**MATERIAL SHOWN:**

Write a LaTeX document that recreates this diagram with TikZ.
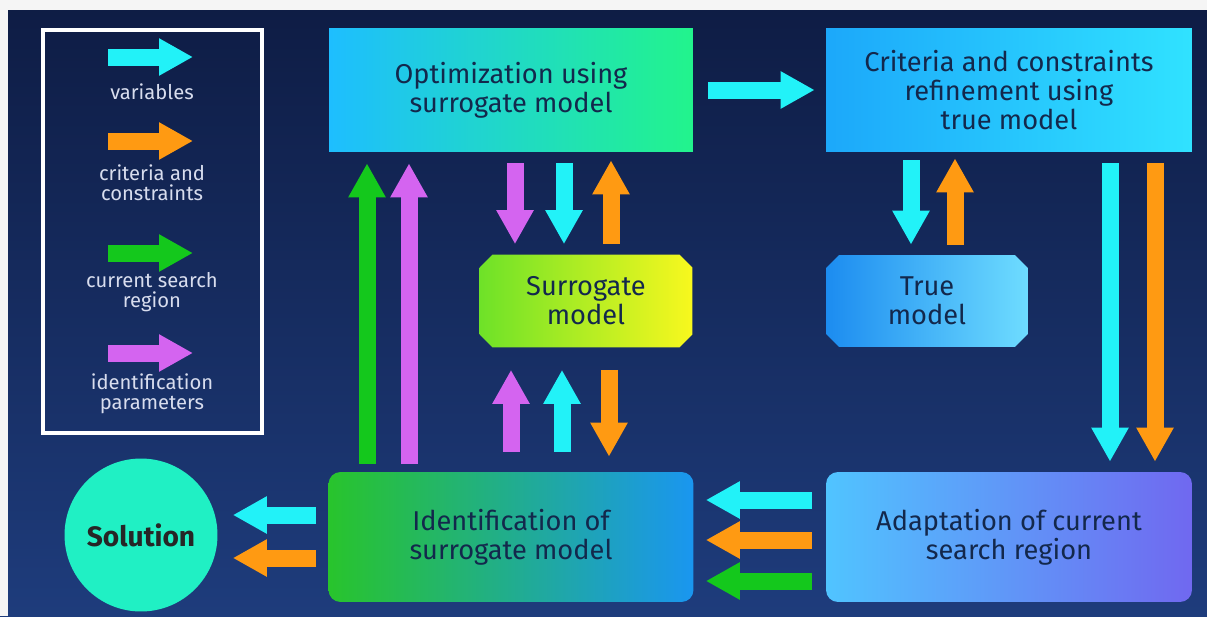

---

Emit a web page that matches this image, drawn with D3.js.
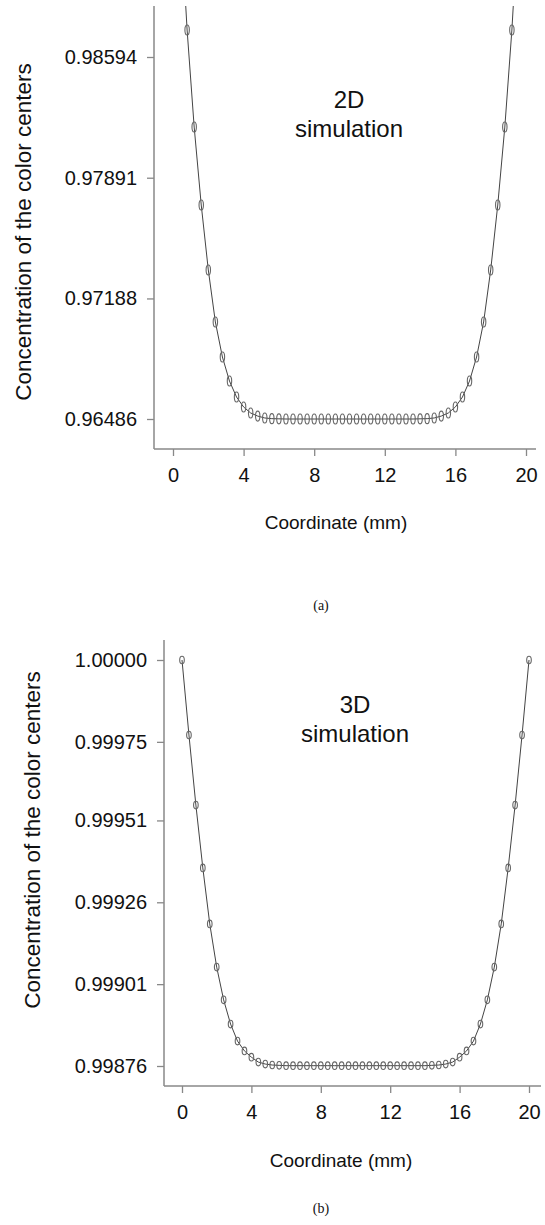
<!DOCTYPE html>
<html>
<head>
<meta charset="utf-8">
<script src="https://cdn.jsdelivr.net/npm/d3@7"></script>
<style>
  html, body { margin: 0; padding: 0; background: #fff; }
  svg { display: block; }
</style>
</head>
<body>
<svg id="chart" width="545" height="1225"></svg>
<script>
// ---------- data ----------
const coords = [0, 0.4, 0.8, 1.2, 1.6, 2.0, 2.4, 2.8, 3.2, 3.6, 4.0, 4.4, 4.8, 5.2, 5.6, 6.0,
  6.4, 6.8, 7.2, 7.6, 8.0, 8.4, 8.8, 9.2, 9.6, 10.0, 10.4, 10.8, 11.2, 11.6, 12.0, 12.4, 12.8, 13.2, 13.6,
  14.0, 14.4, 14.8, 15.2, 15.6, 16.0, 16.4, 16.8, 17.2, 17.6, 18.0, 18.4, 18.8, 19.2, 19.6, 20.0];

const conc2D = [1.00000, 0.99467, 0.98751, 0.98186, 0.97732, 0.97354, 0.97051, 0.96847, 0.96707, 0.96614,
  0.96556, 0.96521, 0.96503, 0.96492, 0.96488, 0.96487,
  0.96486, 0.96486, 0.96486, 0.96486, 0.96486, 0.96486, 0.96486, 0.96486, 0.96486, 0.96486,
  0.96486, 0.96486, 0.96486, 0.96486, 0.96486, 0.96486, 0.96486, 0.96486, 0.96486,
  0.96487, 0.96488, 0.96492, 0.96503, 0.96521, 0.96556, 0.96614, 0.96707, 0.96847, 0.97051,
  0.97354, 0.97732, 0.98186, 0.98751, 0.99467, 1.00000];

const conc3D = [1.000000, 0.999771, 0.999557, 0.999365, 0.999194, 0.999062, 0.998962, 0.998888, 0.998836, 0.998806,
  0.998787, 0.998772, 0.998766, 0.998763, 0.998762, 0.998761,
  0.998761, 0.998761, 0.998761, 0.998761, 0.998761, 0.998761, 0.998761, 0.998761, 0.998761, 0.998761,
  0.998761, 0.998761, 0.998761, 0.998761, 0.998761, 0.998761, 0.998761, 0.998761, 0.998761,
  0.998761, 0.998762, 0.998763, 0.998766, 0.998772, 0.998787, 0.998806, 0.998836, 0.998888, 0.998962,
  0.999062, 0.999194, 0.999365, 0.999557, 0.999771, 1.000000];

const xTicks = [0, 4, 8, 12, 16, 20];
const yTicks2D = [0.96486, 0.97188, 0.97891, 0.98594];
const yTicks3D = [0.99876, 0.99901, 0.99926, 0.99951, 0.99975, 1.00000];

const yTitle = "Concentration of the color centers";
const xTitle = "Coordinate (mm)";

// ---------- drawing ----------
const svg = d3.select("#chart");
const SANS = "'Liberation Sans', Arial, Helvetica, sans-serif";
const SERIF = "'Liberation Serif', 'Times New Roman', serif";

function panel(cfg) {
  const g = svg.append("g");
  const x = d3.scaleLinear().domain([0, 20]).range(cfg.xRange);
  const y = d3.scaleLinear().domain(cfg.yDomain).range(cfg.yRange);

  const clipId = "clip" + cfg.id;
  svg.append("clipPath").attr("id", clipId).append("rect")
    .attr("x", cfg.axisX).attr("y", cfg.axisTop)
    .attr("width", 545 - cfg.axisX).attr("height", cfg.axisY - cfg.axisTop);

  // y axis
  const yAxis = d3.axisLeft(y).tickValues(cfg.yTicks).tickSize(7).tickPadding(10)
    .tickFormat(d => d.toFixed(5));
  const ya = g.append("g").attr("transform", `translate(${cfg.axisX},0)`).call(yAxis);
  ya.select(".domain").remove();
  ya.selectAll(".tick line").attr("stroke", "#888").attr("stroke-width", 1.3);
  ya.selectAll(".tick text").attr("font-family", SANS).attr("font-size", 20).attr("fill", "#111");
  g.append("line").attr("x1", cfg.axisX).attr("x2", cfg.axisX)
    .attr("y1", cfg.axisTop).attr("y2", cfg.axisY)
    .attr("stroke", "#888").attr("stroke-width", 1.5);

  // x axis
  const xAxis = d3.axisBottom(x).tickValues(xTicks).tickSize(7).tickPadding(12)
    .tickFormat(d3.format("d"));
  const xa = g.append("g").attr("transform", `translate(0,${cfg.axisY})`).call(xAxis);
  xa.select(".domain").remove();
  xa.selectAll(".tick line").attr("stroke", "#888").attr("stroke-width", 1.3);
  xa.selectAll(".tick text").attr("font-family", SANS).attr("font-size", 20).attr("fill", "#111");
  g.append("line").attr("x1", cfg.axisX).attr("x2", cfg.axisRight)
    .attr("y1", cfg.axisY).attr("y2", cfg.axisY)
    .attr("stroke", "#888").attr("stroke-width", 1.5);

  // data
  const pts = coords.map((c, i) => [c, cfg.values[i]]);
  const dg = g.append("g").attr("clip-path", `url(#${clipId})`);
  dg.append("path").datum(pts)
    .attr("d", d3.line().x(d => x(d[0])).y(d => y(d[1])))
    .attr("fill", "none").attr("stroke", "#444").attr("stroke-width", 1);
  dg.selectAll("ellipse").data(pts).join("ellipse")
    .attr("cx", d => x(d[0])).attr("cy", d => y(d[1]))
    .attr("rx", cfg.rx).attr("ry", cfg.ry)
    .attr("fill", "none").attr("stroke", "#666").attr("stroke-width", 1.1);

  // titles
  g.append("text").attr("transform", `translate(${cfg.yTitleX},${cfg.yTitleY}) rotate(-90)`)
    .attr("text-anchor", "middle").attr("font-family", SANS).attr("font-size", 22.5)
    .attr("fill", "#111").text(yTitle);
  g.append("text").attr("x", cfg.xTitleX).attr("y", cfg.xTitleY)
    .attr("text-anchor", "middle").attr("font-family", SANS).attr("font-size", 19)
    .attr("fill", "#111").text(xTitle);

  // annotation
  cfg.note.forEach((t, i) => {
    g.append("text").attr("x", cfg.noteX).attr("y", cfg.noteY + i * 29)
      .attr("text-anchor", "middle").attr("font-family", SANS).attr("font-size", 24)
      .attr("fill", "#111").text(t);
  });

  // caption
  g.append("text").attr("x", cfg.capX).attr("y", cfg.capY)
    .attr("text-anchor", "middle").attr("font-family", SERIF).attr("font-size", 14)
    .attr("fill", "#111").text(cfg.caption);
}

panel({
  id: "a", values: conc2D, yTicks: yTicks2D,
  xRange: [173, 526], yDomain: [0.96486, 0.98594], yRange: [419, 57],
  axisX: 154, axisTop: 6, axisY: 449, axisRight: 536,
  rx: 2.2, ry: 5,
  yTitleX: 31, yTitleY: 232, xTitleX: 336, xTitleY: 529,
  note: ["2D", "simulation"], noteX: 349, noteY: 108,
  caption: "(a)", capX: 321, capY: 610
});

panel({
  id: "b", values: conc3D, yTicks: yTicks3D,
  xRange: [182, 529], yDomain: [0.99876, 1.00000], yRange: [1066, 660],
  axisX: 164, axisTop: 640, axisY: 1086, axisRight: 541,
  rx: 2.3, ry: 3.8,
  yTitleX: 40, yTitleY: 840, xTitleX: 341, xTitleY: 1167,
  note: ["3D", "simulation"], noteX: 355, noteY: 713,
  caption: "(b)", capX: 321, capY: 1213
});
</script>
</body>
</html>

**AIM OF THE TASK:**
Go to the line containing "Emit a web page" and copy exactly from there through the line containing "0.999062, 0.999194, 0.999365, 0.999557, 0.999771, 1.000000];", both included, and nothing more. Pictures are excluded.

**FINAL ANSWER:**
Emit a web page that matches this image, drawn with D3.js.
<!DOCTYPE html>
<html>
<head>
<meta charset="utf-8">
<script src="https://cdn.jsdelivr.net/npm/d3@7"></script>
<style>
  html, body { margin: 0; padding: 0; background: #fff; }
  svg { display: block; }
</style>
</head>
<body>
<svg id="chart" width="545" height="1225"></svg>
<script>
// ---------- data ----------
const coords = [0, 0.4, 0.8, 1.2, 1.6, 2.0, 2.4, 2.8, 3.2, 3.6, 4.0, 4.4, 4.8, 5.2, 5.6, 6.0,
  6.4, 6.8, 7.2, 7.6, 8.0, 8.4, 8.8, 9.2, 9.6, 10.0, 10.4, 10.8, 11.2, 11.6, 12.0, 12.4, 12.8, 13.2, 13.6,
  14.0, 14.4, 14.8, 15.2, 15.6, 16.0, 16.4, 16.8, 17.2, 17.6, 18.0, 18.4, 18.8, 19.2, 19.6, 20.0];

const conc2D = [1.00000, 0.99467, 0.98751, 0.98186, 0.97732, 0.97354, 0.97051, 0.96847, 0.96707, 0.96614,
  0.96556, 0.96521, 0.96503, 0.96492, 0.96488, 0.96487,
  0.96486, 0.96486, 0.96486, 0.96486, 0.96486, 0.96486, 0.96486, 0.96486, 0.96486, 0.96486,
  0.96486, 0.96486, 0.96486, 0.96486, 0.96486, 0.96486, 0.96486, 0.96486, 0.96486,
  0.96487, 0.96488, 0.96492, 0.96503, 0.96521, 0.96556, 0.96614, 0.96707, 0.96847, 0.97051,
  0.97354, 0.97732, 0.98186, 0.98751, 0.99467, 1.00000];

const conc3D = [1.000000, 0.999771, 0.999557, 0.999365, 0.999194, 0.999062, 0.998962, 0.998888, 0.998836, 0.998806,
  0.998787, 0.998772, 0.998766, 0.998763, 0.998762, 0.998761,
  0.998761, 0.998761, 0.998761, 0.998761, 0.998761, 0.998761, 0.998761, 0.998761, 0.998761, 0.998761,
  0.998761, 0.998761, 0.998761, 0.998761, 0.998761, 0.998761, 0.998761, 0.998761, 0.998761,
  0.998761, 0.998762, 0.998763, 0.998766, 0.998772, 0.998787, 0.998806, 0.998836, 0.998888, 0.998962,
  0.999062, 0.999194, 0.999365, 0.999557, 0.999771, 1.000000];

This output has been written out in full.